The bureaucracy between federal and local government in Bosnia has created a lot of stalling and indifference that the migrants ultimately suffer most from. The fire was believed to have been started by migrants who were angry at the expected closure of the Lipa camp, which was without any truly viable relocation plans. After the fire, they were put on buses that were intended to take them to former army barracks 300 miles south in the town of Bradina. After residents of Bradina also protested, the buses did not leave Lipa and held the migrants for 24 hours before they returned to the burned-out camp.

The federal and local governments should be collaborating more to come up with genuine solutions to the problem that will appease both parties. The federal government can propose relocation sites around the country and speak with local officials and residents there before doing anything to move the stranded migrants. They can also assess if neighboring countries are open to hosting relocation sites. Even the UN International Organization for Migration (IOM) has been able to do little to help the migrants, besides overseeing aid groups. Peter Van der Auweraert, Chief of Mission in Bosnia for IOM, made an important point to the New York Times: “If you don’t open the camp in Bihac, you keep people in abandoned buildings, uncontrolled. I don’t see how that is better for the security of locals there, rather than having a centralized camp that provides the most basic services to those who need them.” This point should be made salient across the country by local journalists. It is better to have the migrants in one place rather than scattered randomly around the country. This would help aid organizations continue to provide food, clothes, blankets, and temporary shelter for the migrants with more ease.

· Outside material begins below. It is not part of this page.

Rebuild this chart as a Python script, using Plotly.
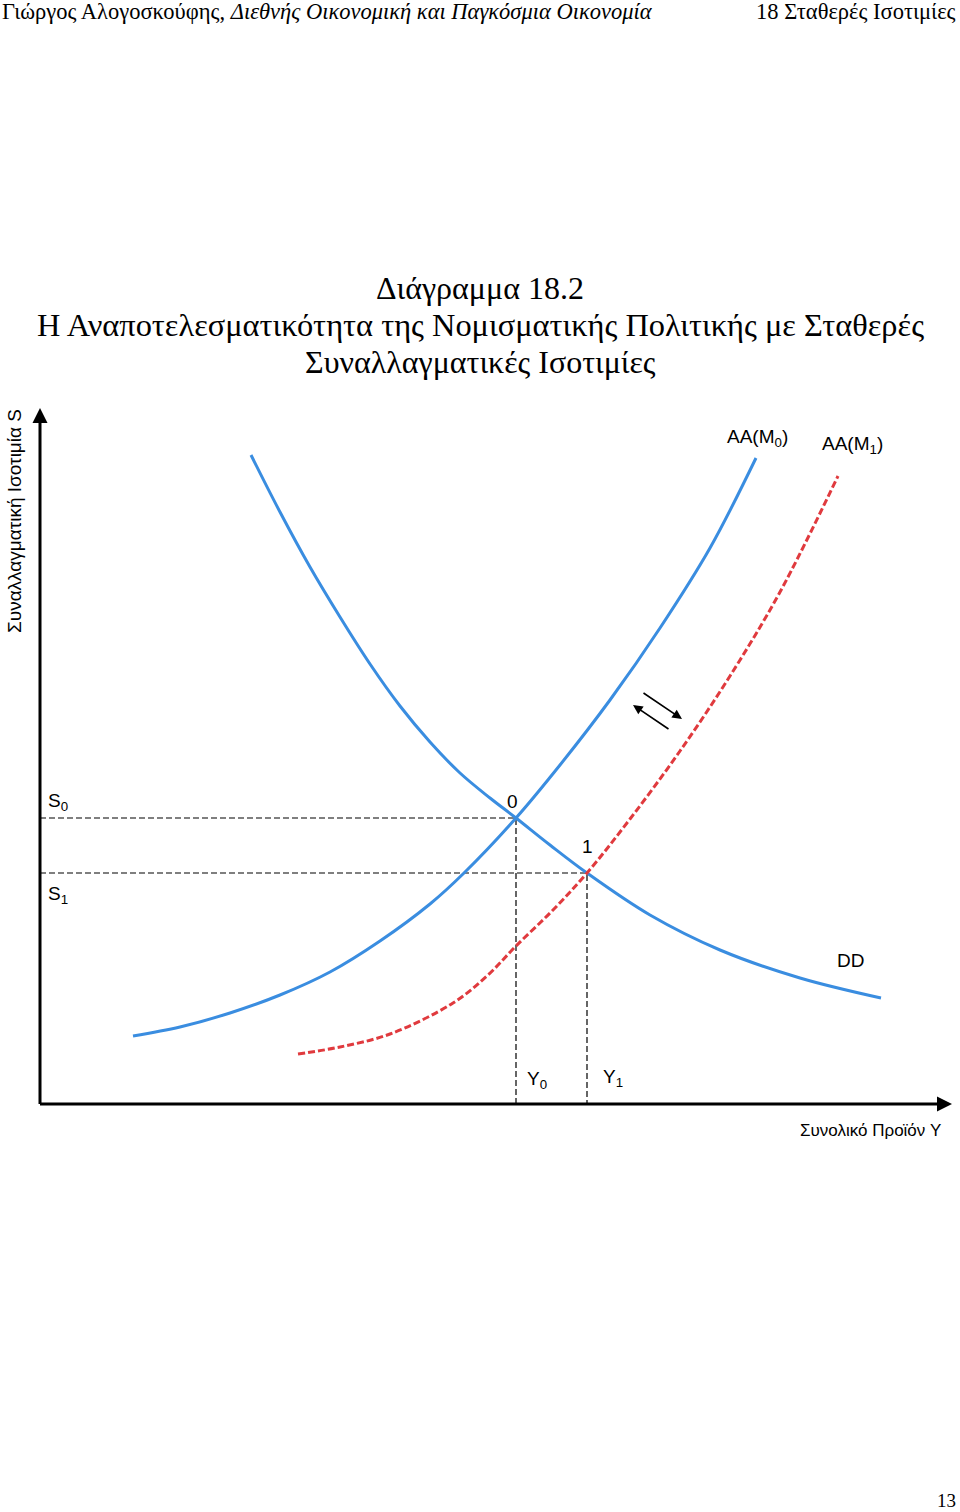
import plotly.graph_objects as go

# chart units: output Y along x, exchange rate S along y (origin at axis corner)
dd_y = [211, 240, 270, 300, 330, 360, 390, 420, 450, 476, 510, 547, 610, 680, 760, 841]
dd_s = [649, 592, 537, 487, 440, 398, 362, 331, 306, 286, 259, 231, 189, 154, 126, 106]

aa0_y = [93, 140, 190, 240, 290, 340, 390, 424, 476, 520, 570, 620, 670, 716]
aa0_s = [68, 77, 91, 109, 132, 163, 200, 231, 286, 339, 404, 476, 556, 646]

aa1_y = [258, 300, 350, 413, 447, 476, 513, 547, 590, 640, 690, 740, 798]
aa1_s = [50, 57, 70, 101, 128, 158, 194, 231, 285, 353, 428, 512, 628]

eq_y = [476, 547]   # Y0, Y1
eq_s = [286, 231]   # S0, S1

BLUE = "#3a8de0"
RED = "#e03a3e"
SANS = "Liberation Sans, Arial, sans-serif"
SERIF = "Liberation Serif, DejaVu Serif, serif"

W, H = 960, 1512

fig = go.Figure()

# dashed guide lines to the axes
for y0, s0 in zip(eq_y, eq_s):
    fig.add_trace(go.Scatter(x=[0, y0, y0], y=[s0, s0, 0], mode="lines",
                             line=dict(color="black", width=1.2, dash="6px,3px"),
                             hoverinfo="skip"))

fig.add_trace(go.Scatter(x=aa0_y, y=aa0_s, mode="lines", line_shape="spline",
                         line=dict(color=BLUE, width=3)))
fig.add_trace(go.Scatter(x=dd_y, y=dd_s, mode="lines", line_shape="spline",
                         line=dict(color=BLUE, width=3)))
fig.add_trace(go.Scatter(x=aa1_y, y=aa1_s, mode="lines", line_shape="spline",
                         line=dict(color=RED, width=3, dash="7px,3px")))

ann = []

def label(x, y, text, size=19, **kw):
    d = dict(x=x, y=y, xref="x", yref="y", text=text, showarrow=False,
             xanchor="center", yanchor="middle",
             font=dict(family=SANS, size=size, color="black"))
    d.update(kw)
    ann.append(d)

def arrow(x0, y0, x1, y1, width=3, head=2, size=1):
    ann.append(dict(x=x1, y=y1, ax=x0, ay=y0, xref="x", yref="y", axref="x", ayref="y",
                    text="", showarrow=True, arrowhead=head, arrowwidth=width,
                    arrowsize=size, arrowcolor="black"))

# axes
arrow(0, -1.5, 0, 696, width=3, head=2, size=1)
arrow(-1.5, 0, 912, 0, width=3, head=2, size=1)

# adjustment arrows
arrow(602, 412, 642, 385, width=1.6, head=2, size=1.2)
arrow(630, 374, 593, 399, width=1.6, head=2, size=1.2)

label(18, eq_s[0] + 16, "S<sub>0</sub>")
label(18, eq_s[1] - 22, "S<sub>1</sub>")
label(eq_y[0] - 4, eq_s[0] + 17, "0")
label(eq_y[1], eq_s[1] + 27, "1")
label(eq_y[0] + 21, 24, "Y<sub>0</sub>")
label(eq_y[1] + 26, 26, "Y<sub>1</sub>")
label(810, 144, "DD")
label(717, 666, "AA(M<sub>0</sub>)")
label(812, 659, "AA(M<sub>1</sub>)")

def page_text(px, py, text, size, family=SERIF, xanchor="center", **kw):
    d = dict(x=px / W, y=1 - py / H, xref="paper", yref="paper", text=text,
             showarrow=False, xanchor=xanchor, yanchor="middle",
             font=dict(family=family, size=size, color="black"))
    d.update(kw)
    ann.append(d)

page_text(0, 11, "Γιώργος Αλογοσκούφης, <i>Διεθνής Οικονομική και Παγκόσμια Οικονομία</i>",
          22.5, xanchor="left")
page_text(958, 11, "18 Σταθερές Ισοτιμίες", 22.5, xanchor="right")
page_text(480, 288, "Διάγραμμα 18.2", 32)
page_text(480, 325, "Η Αναποτελεσματικότητα της Νομισματικής Πολιτικής με Σταθερές", 32.4)
page_text(480, 362, "Συναλλαγματικές Ισοτιμίες", 32)
page_text(15, 521, "Συναλλαγματική Ισοτιμία S", 19, family=SANS, textangle=-90)
page_text(943, 1130, "Συνολικό Προϊόν Y", 17, family=SANS, xanchor="right")
page_text(958, 1500, "13", 19, xanchor="right")

fig.update_layout(
    width=W, height=H,
    margin=dict(l=0, r=0, t=0, b=0),
    paper_bgcolor="white", plot_bgcolor="white",
    showlegend=False,
    xaxis=dict(domain=[40 / W, 1], range=[0, 920], visible=False, fixedrange=True),
    yaxis=dict(domain=[408 / H, 1], range=[0, 1104], visible=False, fixedrange=True),
    annotations=ann,
)

fig.write_html("out.html", config={"displayModeBar": False},
               post_script="document.body.style.margin='0px';")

The New York Times recorded 750 migrants going through Bosnia in 2017, as opposed to 29,000 in 2019. There were less in 2020 — only 17,000 — but increasing hostility towards them has made their experience in Bosnia more difficult. Bosnia is already plagued with ethnic hostilities, being ethnically divided itself after the 1990s wars in the former Yugoslavia. As migrants from Asia and Africa cross into Croatia from Bosnia, they have been subject to human rights violations like beatings and sexual assault that have affected women and children, according to Al Jazeera.

The Bosnian military helped with a temporary solution on January 1st under the guidance of the IOM by constructing tents for the migrants. Earlier, they protested their living conditions by refusing food and calling for international help. If Bosnian officials cannot decide on a solution amongst themselves, the situation calls for more attention from aid organizations and the international community as a whole to prevent what could become a bigger humanitarian crisis.